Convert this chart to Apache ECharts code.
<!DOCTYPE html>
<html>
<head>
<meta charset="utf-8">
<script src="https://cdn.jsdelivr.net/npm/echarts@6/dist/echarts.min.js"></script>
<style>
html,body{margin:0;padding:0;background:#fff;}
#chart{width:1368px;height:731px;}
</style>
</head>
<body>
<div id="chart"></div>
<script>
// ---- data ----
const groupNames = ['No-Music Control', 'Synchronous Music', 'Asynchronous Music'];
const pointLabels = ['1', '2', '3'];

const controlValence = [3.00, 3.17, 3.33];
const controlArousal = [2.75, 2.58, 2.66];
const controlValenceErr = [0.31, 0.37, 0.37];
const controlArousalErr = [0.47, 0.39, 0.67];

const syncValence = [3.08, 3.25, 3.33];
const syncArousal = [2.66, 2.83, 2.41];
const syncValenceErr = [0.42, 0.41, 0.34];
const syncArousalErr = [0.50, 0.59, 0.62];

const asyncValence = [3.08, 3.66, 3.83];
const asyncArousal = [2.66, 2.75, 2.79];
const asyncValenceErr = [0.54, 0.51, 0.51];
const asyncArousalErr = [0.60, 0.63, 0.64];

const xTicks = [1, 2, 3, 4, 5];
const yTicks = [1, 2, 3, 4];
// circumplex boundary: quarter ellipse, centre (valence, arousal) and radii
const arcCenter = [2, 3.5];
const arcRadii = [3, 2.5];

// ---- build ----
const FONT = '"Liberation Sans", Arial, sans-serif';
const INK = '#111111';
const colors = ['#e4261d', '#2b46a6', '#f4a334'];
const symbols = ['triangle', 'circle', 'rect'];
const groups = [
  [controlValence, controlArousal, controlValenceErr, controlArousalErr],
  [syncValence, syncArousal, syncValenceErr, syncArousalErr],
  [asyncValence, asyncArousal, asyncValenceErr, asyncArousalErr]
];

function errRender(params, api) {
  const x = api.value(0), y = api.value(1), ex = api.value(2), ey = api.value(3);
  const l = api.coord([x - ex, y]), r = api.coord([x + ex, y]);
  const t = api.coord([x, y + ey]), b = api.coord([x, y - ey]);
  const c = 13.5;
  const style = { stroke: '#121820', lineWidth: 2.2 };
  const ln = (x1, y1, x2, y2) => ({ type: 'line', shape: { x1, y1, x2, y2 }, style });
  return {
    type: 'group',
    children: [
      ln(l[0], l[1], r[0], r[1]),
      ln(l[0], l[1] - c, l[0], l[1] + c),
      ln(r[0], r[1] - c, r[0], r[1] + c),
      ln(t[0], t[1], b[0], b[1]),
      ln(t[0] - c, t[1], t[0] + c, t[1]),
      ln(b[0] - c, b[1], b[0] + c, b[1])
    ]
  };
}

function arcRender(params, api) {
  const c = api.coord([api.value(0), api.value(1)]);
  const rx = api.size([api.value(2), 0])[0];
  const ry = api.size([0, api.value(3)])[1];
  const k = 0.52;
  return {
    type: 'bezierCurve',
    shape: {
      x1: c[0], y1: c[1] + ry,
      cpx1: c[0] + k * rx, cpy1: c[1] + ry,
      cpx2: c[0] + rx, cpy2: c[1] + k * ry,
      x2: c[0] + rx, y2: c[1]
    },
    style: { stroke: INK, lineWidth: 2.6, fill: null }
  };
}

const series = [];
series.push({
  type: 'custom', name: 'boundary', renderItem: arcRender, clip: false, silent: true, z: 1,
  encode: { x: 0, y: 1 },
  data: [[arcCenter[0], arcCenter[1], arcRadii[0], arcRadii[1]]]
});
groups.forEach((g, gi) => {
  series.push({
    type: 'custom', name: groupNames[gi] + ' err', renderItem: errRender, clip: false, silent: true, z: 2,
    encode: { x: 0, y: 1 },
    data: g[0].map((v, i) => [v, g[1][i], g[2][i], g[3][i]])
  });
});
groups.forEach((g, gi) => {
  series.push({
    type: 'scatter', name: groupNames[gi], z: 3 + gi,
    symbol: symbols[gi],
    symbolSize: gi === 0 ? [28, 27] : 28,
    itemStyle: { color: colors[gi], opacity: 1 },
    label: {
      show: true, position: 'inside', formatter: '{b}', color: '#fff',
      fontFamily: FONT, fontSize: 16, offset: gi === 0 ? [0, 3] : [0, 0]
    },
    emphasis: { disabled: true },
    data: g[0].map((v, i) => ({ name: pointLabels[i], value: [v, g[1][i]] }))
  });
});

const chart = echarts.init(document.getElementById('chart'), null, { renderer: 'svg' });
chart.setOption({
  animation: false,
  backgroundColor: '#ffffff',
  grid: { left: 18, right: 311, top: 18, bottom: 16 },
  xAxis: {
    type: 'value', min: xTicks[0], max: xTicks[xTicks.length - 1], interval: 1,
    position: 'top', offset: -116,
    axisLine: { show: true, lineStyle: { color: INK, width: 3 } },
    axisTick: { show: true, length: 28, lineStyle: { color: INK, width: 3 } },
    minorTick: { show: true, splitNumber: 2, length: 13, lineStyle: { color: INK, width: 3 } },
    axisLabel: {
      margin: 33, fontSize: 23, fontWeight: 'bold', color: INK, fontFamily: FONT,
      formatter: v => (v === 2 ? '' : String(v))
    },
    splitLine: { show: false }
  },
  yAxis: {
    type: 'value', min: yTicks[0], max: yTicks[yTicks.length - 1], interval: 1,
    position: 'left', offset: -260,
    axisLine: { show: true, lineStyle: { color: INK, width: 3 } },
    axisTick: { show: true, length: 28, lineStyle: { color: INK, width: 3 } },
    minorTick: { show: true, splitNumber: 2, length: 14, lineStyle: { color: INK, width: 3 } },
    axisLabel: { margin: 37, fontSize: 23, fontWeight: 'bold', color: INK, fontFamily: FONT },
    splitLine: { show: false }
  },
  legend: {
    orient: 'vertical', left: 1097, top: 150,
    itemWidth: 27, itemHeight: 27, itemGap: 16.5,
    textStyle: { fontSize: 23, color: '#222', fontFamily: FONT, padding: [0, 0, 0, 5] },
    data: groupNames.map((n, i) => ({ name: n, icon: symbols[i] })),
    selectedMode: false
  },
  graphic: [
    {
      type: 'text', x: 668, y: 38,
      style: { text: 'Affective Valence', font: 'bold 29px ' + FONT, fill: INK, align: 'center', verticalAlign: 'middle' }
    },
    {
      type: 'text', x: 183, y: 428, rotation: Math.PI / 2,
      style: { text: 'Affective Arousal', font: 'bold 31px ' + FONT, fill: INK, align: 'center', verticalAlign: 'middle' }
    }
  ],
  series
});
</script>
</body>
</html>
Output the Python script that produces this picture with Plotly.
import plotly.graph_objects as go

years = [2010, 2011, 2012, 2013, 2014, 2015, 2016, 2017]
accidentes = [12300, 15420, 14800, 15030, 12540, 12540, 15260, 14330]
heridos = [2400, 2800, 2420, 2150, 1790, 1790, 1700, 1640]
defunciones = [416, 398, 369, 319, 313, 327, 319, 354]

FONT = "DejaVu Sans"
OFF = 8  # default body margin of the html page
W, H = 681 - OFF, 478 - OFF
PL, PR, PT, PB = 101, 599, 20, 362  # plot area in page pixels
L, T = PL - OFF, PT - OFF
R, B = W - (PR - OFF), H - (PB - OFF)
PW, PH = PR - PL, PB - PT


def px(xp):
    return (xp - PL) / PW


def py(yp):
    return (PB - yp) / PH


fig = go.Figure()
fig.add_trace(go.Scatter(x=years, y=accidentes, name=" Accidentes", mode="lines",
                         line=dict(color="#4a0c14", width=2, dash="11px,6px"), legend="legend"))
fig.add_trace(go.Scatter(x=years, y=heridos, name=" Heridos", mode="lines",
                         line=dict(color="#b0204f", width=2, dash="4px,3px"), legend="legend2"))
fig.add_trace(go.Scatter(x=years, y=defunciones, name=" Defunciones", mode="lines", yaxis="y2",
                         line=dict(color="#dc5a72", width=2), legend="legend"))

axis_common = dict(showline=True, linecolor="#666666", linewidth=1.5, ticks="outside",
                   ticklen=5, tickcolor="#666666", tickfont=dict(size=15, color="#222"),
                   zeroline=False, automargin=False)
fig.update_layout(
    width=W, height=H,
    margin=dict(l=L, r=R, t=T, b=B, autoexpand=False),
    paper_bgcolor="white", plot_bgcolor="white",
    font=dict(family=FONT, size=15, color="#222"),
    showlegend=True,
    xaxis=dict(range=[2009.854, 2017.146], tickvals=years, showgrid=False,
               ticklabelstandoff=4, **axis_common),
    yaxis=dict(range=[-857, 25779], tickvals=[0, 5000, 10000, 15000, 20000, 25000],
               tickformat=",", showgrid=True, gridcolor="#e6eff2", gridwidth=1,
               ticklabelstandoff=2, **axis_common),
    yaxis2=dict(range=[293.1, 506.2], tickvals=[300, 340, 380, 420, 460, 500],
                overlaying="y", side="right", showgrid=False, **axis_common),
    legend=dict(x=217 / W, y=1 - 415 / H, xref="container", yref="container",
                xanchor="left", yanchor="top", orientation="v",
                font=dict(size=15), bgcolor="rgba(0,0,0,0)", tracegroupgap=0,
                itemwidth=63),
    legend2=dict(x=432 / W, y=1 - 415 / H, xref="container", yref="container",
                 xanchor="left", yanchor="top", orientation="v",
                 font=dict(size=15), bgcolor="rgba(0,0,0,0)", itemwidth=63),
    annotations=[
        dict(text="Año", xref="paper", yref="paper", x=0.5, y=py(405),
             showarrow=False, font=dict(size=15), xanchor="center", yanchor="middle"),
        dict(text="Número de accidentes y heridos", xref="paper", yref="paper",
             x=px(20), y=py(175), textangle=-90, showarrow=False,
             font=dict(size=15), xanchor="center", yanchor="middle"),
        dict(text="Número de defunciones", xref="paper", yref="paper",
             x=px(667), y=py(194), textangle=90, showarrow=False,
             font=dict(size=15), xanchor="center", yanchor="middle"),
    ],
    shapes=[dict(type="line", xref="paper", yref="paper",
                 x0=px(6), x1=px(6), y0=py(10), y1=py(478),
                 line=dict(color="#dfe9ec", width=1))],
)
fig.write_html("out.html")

--

[STATED EXERCISE]: Transcribe only the lines from the beginning of the entries to the line with "const syncArousalErr = [0.50, 0.59, 0.62];", inclusive, exactly as written.

[THE REPLY]:
Convert this chart to Apache ECharts code.
<!DOCTYPE html>
<html>
<head>
<meta charset="utf-8">
<script src="https://cdn.jsdelivr.net/npm/echarts@6/dist/echarts.min.js"></script>
<style>
html,body{margin:0;padding:0;background:#fff;}
#chart{width:1368px;height:731px;}
</style>
</head>
<body>
<div id="chart"></div>
<script>
// ---- data ----
const groupNames = ['No-Music Control', 'Synchronous Music', 'Asynchronous Music'];
const pointLabels = ['1', '2', '3'];

const controlValence = [3.00, 3.17, 3.33];
const controlArousal = [2.75, 2.58, 2.66];
const controlValenceErr = [0.31, 0.37, 0.37];
const controlArousalErr = [0.47, 0.39, 0.67];

const syncValence = [3.08, 3.25, 3.33];
const syncArousal = [2.66, 2.83, 2.41];
const syncValenceErr = [0.42, 0.41, 0.34];
const syncArousalErr = [0.50, 0.59, 0.62];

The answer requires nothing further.